Problem statement:
Check each line of the data for "with" and select those that have it.

:::

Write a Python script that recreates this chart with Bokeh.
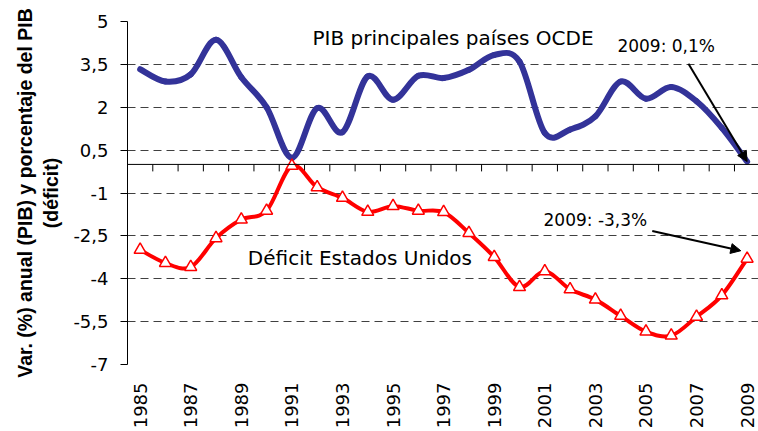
import numpy as np
from bokeh.plotting import figure
from bokeh.models import Range1d, FixedTicker, Span, Label, Arrow, NormalHead, Grid
from bokeh.embed import file_html
from bokeh.resources import INLINE

# ---------------- data ----------------
years = list(range(1985, 2010))
pib_ocde = [3.33, 2.90, 3.15, 4.36, 3.05, 2.00, 0.23, 1.97, 1.13, 3.08,
            2.26, 3.10, 3.02, 3.31, 3.83, 3.60, 1.10, 1.22, 1.68, 2.90,
            2.30, 2.71, 2.21, 1.28, 0.10]
deficit_eeuu = [-2.99, -3.45, -3.59, -2.58, -1.93, -1.62, -0.05, -0.80, -1.17, -1.66,
                -1.46, -1.62, -1.67, -2.40, -3.24, -4.29, -3.74, -4.37, -4.73, -5.30,
                -5.85, -5.99, -5.33, -4.58, -3.30]
y_ticks = [-7, -5.5, -4, -2.5, -1, 0.5, 2, 3.5, 5]
y_tick_labels = ["-7", "-5,5", "-4", "-2,5", "-1", "0,5", "2", "3,5", "5"]
x_tick_years = years[::2]
x_tick_labels = [str(y) for y in x_tick_years]

FONT = "DejaVu Sans"
BLUE = "#333399"
RED = "#ff0000"


def smooth_bezier(xs, ys):
    """Bezier control points (Catmull-Rom style, like Excel's smoothed line)."""
    x = np.asarray(xs, float)
    y = np.asarray(ys, float)
    n = len(x)
    xp = np.concatenate([[x[0]], x, [x[-1]]])
    yp = np.concatenate([[y[0]], y, [y[-1]]])
    cx0 = xp[1:n] + (xp[2:n + 1] - xp[0:n - 1]) / 6
    cy0 = yp[1:n] + (yp[2:n + 1] - yp[0:n - 1]) / 6
    cx1 = xp[2:n + 1] - (xp[3:n + 2] - xp[1:n]) / 6
    cy1 = yp[2:n + 1] - (yp[3:n + 2] - yp[1:n]) / 6
    return dict(x0=x[:-1], y0=y[:-1], x1=x[1:], y1=y[1:],
                cx0=cx0, cy0=cy0, cx1=cx1, cy1=cy1)


p = figure(width=758, height=431,
           x_range=Range1d(years[0] - 0.5, years[-1] + 0.45),
           y_range=Range1d(y_ticks[0], y_ticks[-1]),
           output_backend="svg", toolbar_location=None,
           min_border_left=127, min_border_right=0,
           min_border_top=21, min_border_bottom=66)
p.outline_line_color = None
p.background_fill_color = "white"
p.border_fill_color = "white"

# grids
p.xgrid.visible = False
p.ygrid.ticker = FixedTicker(ticks=y_ticks[1:-1])
p.ygrid.grid_line_color = "#404040"
p.ygrid.grid_line_dash = "8 5"
p.ygrid.grid_line_width = 1
edge_grid = Grid(dimension=1, ticker=FixedTicker(ticks=[y_ticks[0], y_ticks[-1]]),
                 grid_line_color="#d9d9d9", grid_line_dash="8 5", grid_line_width=1)
p.add_layout(edge_grid)

# y axis
p.yaxis.ticker = FixedTicker(ticks=y_ticks)
p.yaxis.major_label_overrides = {t: l for t, l in zip(y_ticks, y_tick_labels)}
p.yaxis.major_tick_out = 7
p.yaxis.major_tick_in = 0
p.yaxis.minor_tick_line_color = None
p.yaxis.axis_line_color = "black"
p.yaxis.major_tick_line_color = "black"
p.yaxis.major_label_standoff = 12
p.yaxis.major_label_text_font = FONT
p.yaxis.major_label_text_font_size = "18px"
p.yaxis.major_label_text_color = "black"
p.yaxis.axis_label = "Var. (%) anual (PIB) y porcentaje del PIB\n(déficit)"
p.yaxis.axis_label_text_font = "Liberation Sans"
p.yaxis.axis_label_text_font_size = "19.5px"
p.yaxis.axis_label_text_font_style = "bold"
p.yaxis.axis_label_text_line_height = 1.2
p.yaxis.axis_label_text_color = "black"
p.yaxis.axis_label_standoff = 8

# x axis (labels only, at the bottom)
p.xaxis.ticker = FixedTicker(ticks=x_tick_years)
p.xaxis.major_label_overrides = {t: l for t, l in zip(x_tick_years, x_tick_labels)}
p.xaxis.major_label_orientation = np.pi / 2
p.xaxis.axis_line_color = None
p.xaxis.major_tick_line_color = None
p.xaxis.minor_tick_line_color = None
p.xaxis.major_tick_out = 0
p.xaxis.major_label_standoff = 18
p.xaxis.major_label_text_font = FONT
p.xaxis.major_label_text_font_size = "18px"
p.xaxis.major_label_text_color = "black"

# zero line with category tick marks
p.add_layout(Span(location=0, dimension="width", line_color="black", line_width=1))
bounds = [y - 0.5 for y in years] + [years[-1] + 0.5]
tick_len = 7 * (y_ticks[-1] - y_ticks[0]) / 344
p.segment(x0=bounds, y0=[0] * len(bounds), x1=bounds, y1=[-tick_len] * len(bounds),
          line_color="black", line_width=1)

# series
p.bezier(**smooth_bezier(years, pib_ocde), line_color=BLUE,
         line_width=6, line_cap="round")
p.bezier(**smooth_bezier(years, deficit_eeuu), line_color=RED,
         line_width=4, line_cap="round")
p.scatter(years, deficit_eeuu, marker="triangle", size=12,
          fill_color="white", line_color=RED, line_width=1.5)

# annotations
p.add_layout(Label(x=1997.37, y=4.43, text="PIB principales países OCDE",
                   text_font=FONT, text_font_size="20px", text_color="black",
                   text_align="center", text_baseline="middle"))
p.add_layout(Label(x=1993.69, y=-3.28, text="Déficit Estados Unidos",
                   text_font=FONT, text_font_size="20px", text_color="black",
                   text_align="center", text_baseline="middle"))
p.add_layout(Label(x=2005.8, y=4.15, text="2009: 0,1%",
                   text_font=FONT, text_font_size="17px", text_color="black",
                   text_align="center", text_baseline="middle"))
p.add_layout(Label(x=2003.0, y=-1.95, text="2009: -3,3%",
                   text_font=FONT, text_font_size="17px", text_color="black",
                   text_align="center", text_baseline="middle"))
p.add_layout(Arrow(end=NormalHead(size=10, fill_color="black", line_color="black"),
                   x_start=2006.68, y_start=3.52, x_end=years[-1], y_end=pib_ocde[-1],
                   line_color="black", line_width=2))
p.add_layout(Arrow(end=NormalHead(size=10, fill_color="black", line_color="black"),
                   x_start=2005.25, y_start=-2.33, x_end=2008.75, y_end=-3.02,
                   line_color="black", line_width=2))

open("out.html", "w").write(file_html(p, INLINE))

:::

The solution:
Write a Python script that recreates this chart with Bokeh.
# zero line with category tick marks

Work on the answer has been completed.